The village is first mentioned in a document of 1442. Fairs were held there, and a lively hay market gave it its name (сена sena 'hay'). The town was repeatedly ravaged during the Muscovite–Lithuanian Wars in the 16th century. It was a private town of nobility, including the Sapieha, Korsak, Ważyński, Lubecki, Tyszkiewicz, Ogiński and Sierakowski families. It was administratively located in the Vitebsk Voivodeship of the Polish–Lithuanian Commonwealth. In 1609, the local landmark Holy Trinity church was founded by Eustachy Kurcz and Regina Kurcz, and then rebuilt in 1772 by the Ogińskis. In 1772, a relic of Saint Venantius Fortunatus, gifted by Pope Clement XIV to Prince Ogiński, was placed in the church.

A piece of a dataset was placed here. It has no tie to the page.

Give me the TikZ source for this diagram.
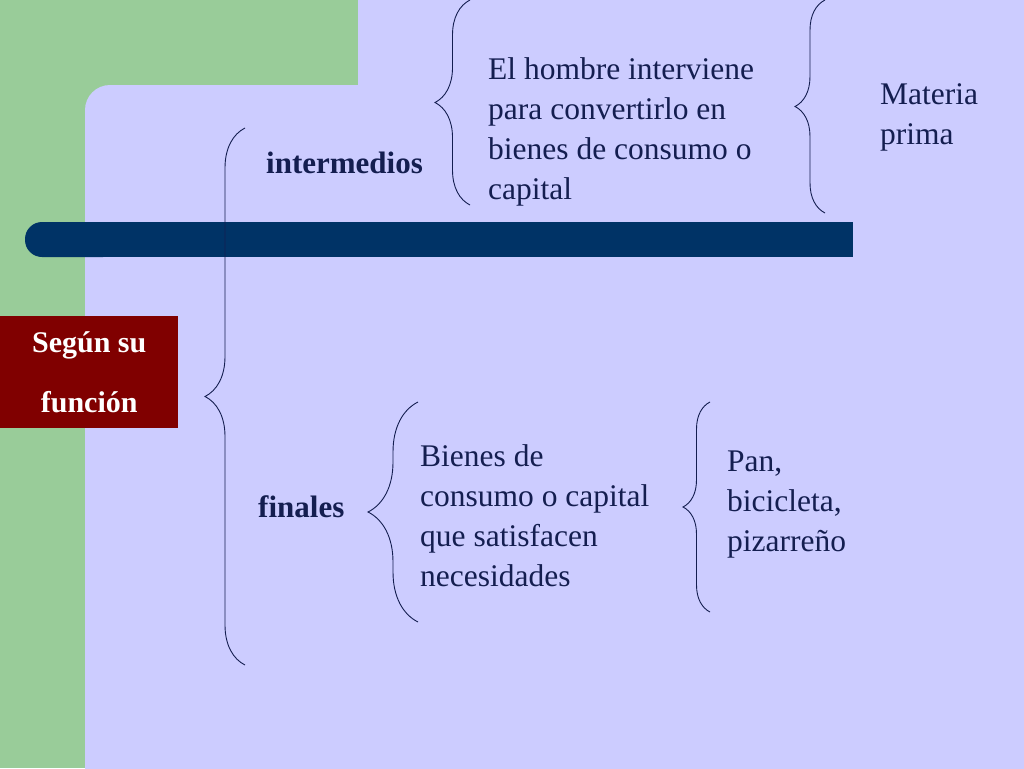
\documentclass[tikz,border=0pt]{standalone}
\usepackage{fontspec}
\setmainfont{Liberation Serif}
\usetikzlibrary{decorations.pathreplacing}
\definecolor{slidegreen}{RGB}{153,204,153}
\definecolor{slidelav}{RGB}{204,204,255}
\definecolor{slidebar}{RGB}{0,51,102}
\definecolor{slidered}{RGB}{128,0,0}
\definecolor{slidetext}{RGB}{20,30,80}
\tikzset{
  bracestyle/.style={draw=slidetext,line width=0.9pt,decorate,decoration={brace,amplitude=#1}},
  txt/.style={text=slidetext,font=\fontsize{31.5}{40}\selectfont,align=left,inner sep=0pt,anchor=west},
  head/.style={txt,font=\fontsize{31}{40}\selectfont\bfseries},
}
\begin{document}
\begin{tikzpicture}[x=1pt,y=-1pt]
  \useasboundingbox (0,0) rectangle (1024,768);
  % background
  \fill[slidegreen] (0,0) rectangle (1024,768);
  \fill[slidelav] (358,0) rectangle (1024,768);
  \fill[slidelav,rounded corners=25pt] (85,85) rectangle (1100,800);
  \fill[slidebar,rounded corners=17pt] (25,222) rectangle (120,257);
  \fill[slidebar] (60,222) rectangle (853,257);
  % title box
  \node[fill=slidered,text=white,minimum width=178pt,minimum height=112pt,inner sep=0pt,
        font=\fontsize{30}{60}\selectfont\bfseries,align=center,anchor=north west]
        (tema) at (0,316) {Según su\\función};
  % braces
  \draw[bracestyle=40pt] (245,665) -- (245,128);
  \draw[bracestyle=35pt] (470,205) -- (470,0);
  \draw[bracestyle=30pt] (825,213) -- (825,0);
  \draw[bracestyle=50pt] (418,622) -- (418,402);
  \draw[bracestyle=27pt] (710,612) -- (710,402);
  % texts
  \node[head] (inter) at (266,163) {intermedios};
  \node[head] (fin) at (258,507) {finales};
  \node[txt] (hombre) at (488,132) {El hombre interviene\\para convertirlo en\\bienes de consumo o\\capital};
  \node[txt] (materia) at (880,117) {Materia\\prima};
  \node[txt] (bienes) at (420,516) {Bienes de\\consumo o capital\\que satisfacen\\necesidades};
  \node[txt] (pan) at (727,505) {Pan,\\bicicleta,\\pizarreño};
\end{tikzpicture}
\end{document}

Following the First Partition of Poland in 1772 it became part of the Russian Empire. In 1781, the current coat of arms was granted.

In 1924, Senno became part of the Byelorussian Soviet Socialist Republic. During World War II, it was the site of a major tank battle in July 1941. A Nazi prison was operated in the town.

== Notable people ==
Source:
- Evgeny Radkevich (1937–1999) was a Belarusian writer, teacher, journalist, and member of the USSR Writers' Union. Radkevich published his first short story in the magazine Maladosc in 1961. He taught in the Department of Radio and Television at Belarusian State University.
- Ales Zhavruk (1910–1942) was a Belarusian poet. He published his poems and essays in frontline publications. He authored poetry collections "Streams" and "The Dnieper Overflows Its Banks." In 1939, he co-authored the children's poem "My Comrade" with poet Andrei Ushakov.
- Mikhail Belsky (1921–1988) was a Belarusian artist and graphic artist. He worked in easel and book graphics, using watercolors, etching, lithography, and woodcuts. He illustrated the books "Kali Zlivayutstsa Reki" (The Rivers Are Flying) by P. Brovka, "Poems" and "Verses, Poems" by Yanka Kupala, and "Ukrainian Folk Tales."
- Irina Leshchenko (born 1991) is a Belarusian biathlete and the 2018 Olympic relay champion. She made her international competition debut in 2009 at the World Junior Championships. In the 2017/2018 season, she placed second in the mass start at the Annecy World Cup.
- Dora Kroz (1909 – 1997) is a Belarusian opera singer (lyric-coloratura soprano). Soloist of the State Opera and Ballet Theater of Belarus. Among the best parts: Marfochka (Alesya by E. Tikotsky), Marfa (The Tsar’s Bride by N. Rimsky-Korsakov), Micaela (Carmen by G. Bizet).